The Premature Guide to Post-Trump Reform

Donald Trump is teaching us about the limitations of America’s constitutional system. We may have believed that the Constitution’s separation of powers, checks and balances, and guarantees of rights would protect us from a president with authoritarian and corrupt ambitions. But the framework we have counted on is failing.


Trump’s abuses of his office have met no effective opposition from the other branches of government. As he has overreached his executive powers, Congress has done nothing to deter him, and the Supreme Court has done more to embolden than to contain him. In his first term, the “adults” Trump appointed to top positions had some cautionary influence on him, but he has now thrown off restraints and surrounded himself with sycophants, enablers, and ideologues. Only half a year into a second term, he is acting, in the words of the conservative former federal judge J. Michael Luttig, with “utter contempt for the Constitution and laws of the United States.”


Trump governs like a monarch, issuing proclamations—143 executive orders in his first hundred days—that assume he has unilateral power to abolish federal agencies, nullify or suspend laws, impound congressionally authorized spending, and defy the Constitution. He has attacked universities and law firms, denying them due process and demanding concessions to which the government has no right; sent noncitizens to foreign gulags, also without due process; deployed the military in an American city based on the false claim that protests were out of control; and launched a trade war against practically the entire world, partner and rival countries alike, based on a fictitious economic emergency. The world, even his own party, hangs on his whims, unsure what he will do next.


These usurpations have enabled Trump to turn the White House and his private clubs into an itinerant royal court, where people come to beg for favors and he basks in their subservience and exploits the presidency for profit. Most dangerously, he has appointed partisans to top positions in the Justice Department and FBI and singled out enemies for them to investigate and prosecute, while he pardons supporters for their crimes. His use of the presidency for personal ends is undisguised; the corruption is open and at an unprecedented scale.

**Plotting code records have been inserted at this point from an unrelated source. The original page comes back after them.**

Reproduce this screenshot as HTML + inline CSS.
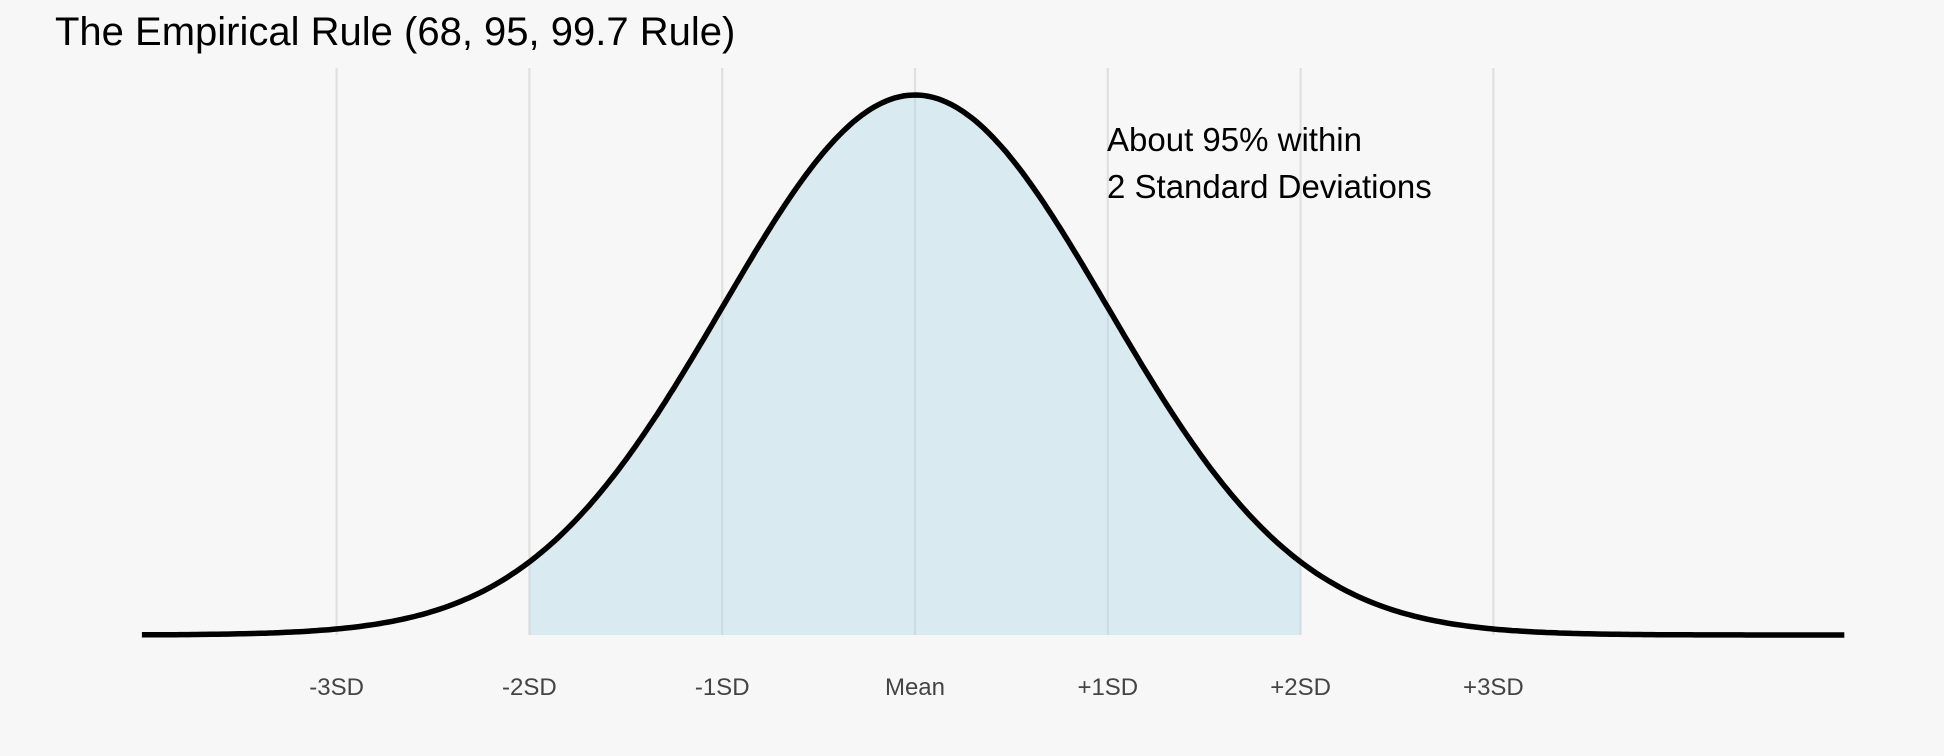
<!DOCTYPE html>
<html><head><meta charset="utf-8"><style>
html,body{margin:0;padding:0;background:#f7f7f7;}
svg{display:block;font-family:"Liberation Sans",Arial,sans-serif;}
</style></head><body>
<svg id="chart" width="1944" height="756" viewBox="0 0 1944 756">
<rect width="1944" height="756" fill="#f7f7f7"/>
<text x="55" y="45" font-size="40" fill="#000">The Empirical Rule (68, 95, 99.7 Rule)</text>
<g id="grid"></g>
<g id="area"></g>
<g id="curve"></g>
<g id="ticks"></g>
<text x="1107" y="151" font-size="33" fill="#000">About 95% within</text>
<text x="1107" y="198" font-size="33" fill="#000">2 Standard Deviations</text>
</svg>
<script>
const tickValues = [-3, -2, -1, 0, 1, 2, 3];
const tickLabels = ["-3SD", "-2SD", "-1SD", "Mean", "+1SD", "+2SD", "+3SD"];
const domainMin = -4.01, domainMax = 4.82;
const shadeFrom = -2, shadeTo = 2;

const NS = "http://www.w3.org/2000/svg";
const xS = v => 915 + v * 192.8;
const peak = 1 / Math.sqrt(2 * Math.PI);
const yS = d => 635 - (d / peak) * 540;
const pdf = z => Math.exp(-z * z / 2) / Math.sqrt(2 * Math.PI);

const grid = document.getElementById('grid');
tickValues.forEach((v, i) => {
  const l = document.createElementNS(NS, 'line');
  l.setAttribute('x1', xS(v)); l.setAttribute('x2', xS(v));
  l.setAttribute('y1', 68); l.setAttribute('y2', 635);
  l.setAttribute('stroke', '#e0e0e0'); l.setAttribute('stroke-width', 2.2);
  
  
  grid.appendChild(l);
  const t = document.createElementNS(NS, 'text');
  t.setAttribute('x', xS(v)); t.setAttribute('y', 695);
  t.setAttribute('text-anchor', 'middle'); t.setAttribute('font-size', 24);
  t.setAttribute('fill', '#444');
  t.textContent = tickLabels[i];
  
  
  document.getElementById('ticks').appendChild(t);
});

function pts(a, b, n) {
  const r = [];
  for (let i = 0; i <= n; i++) { const z = a + (b - a) * i / n; r.push([xS(z), yS(pdf(z))]); }
  return r;
}
const sp = pts(shadeFrom, shadeTo, 200);
let d = 'M' + xS(shadeFrom) + ',' + yS(0) + ' ' + sp.map(p => 'L' + p[0].toFixed(1) + ',' + p[1].toFixed(1)).join(' ') + ' L' + xS(shadeTo) + ',' + yS(0) + 'Z';
const area = document.createElementNS(NS, 'path');
area.setAttribute('d', d); area.setAttribute('fill', '#add8e6'); area.setAttribute('fill-opacity', 0.4);


document.getElementById('area').appendChild(area);

const cp = pts(domainMin, domainMax, 400);
const line = document.createElementNS(NS, 'path');
line.setAttribute('d', 'M' + cp.map(p => p[0].toFixed(1) + ',' + p[1].toFixed(1)).join(' L'));
line.setAttribute('fill', 'none'); line.setAttribute('stroke', '#000'); line.setAttribute('stroke-width', 5.5);


document.getElementById('curve').appendChild(line);
</script>
</body></html>
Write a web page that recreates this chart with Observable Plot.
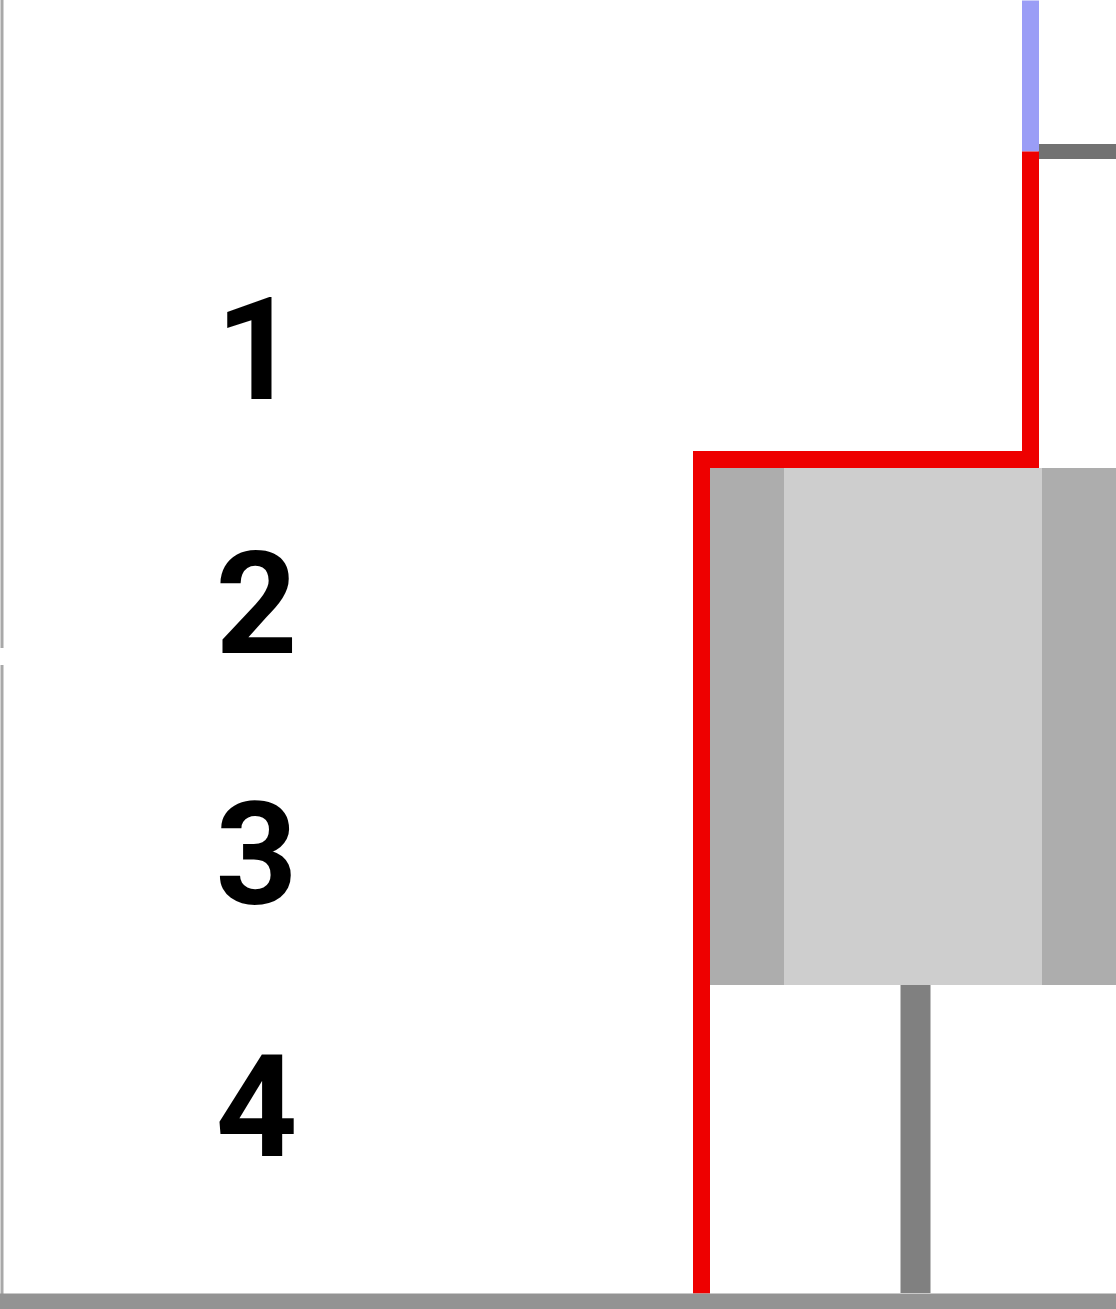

The theory of American government, in Madison’s phrase, is that ambition will counter ambition, but that theory isn’t working. Presidents once had to respect the institutional prerogatives of Congress, jealously guarded by members of their own party as much as by the opposition. Now, Trump and his MAGA movement have cowed Republican legislators. As Sen. Lisa Murkowski (R-AK) has said, “We are all afraid … retaliation is real.”


In addition to protests in the streets and in the states, the efforts to stop Trump’s abuses have turned to the federal judiciary, “the last obstacle to a president with designs on tyrannical rule,” as Judge Luttig puts it. But although the lower courts have often ruled against Trump, the final disposition of the most important of those cases rests with a Supreme Court that is only a frail basis of hope for thwarting his ambitions. The Court has given Trump’s challengers a few victories, but with a 6-3 conservative supermajority since 2020, the Court’s right wing has been more of an aid to Trump than a thorn in his side, much less an effective check on his transgressions.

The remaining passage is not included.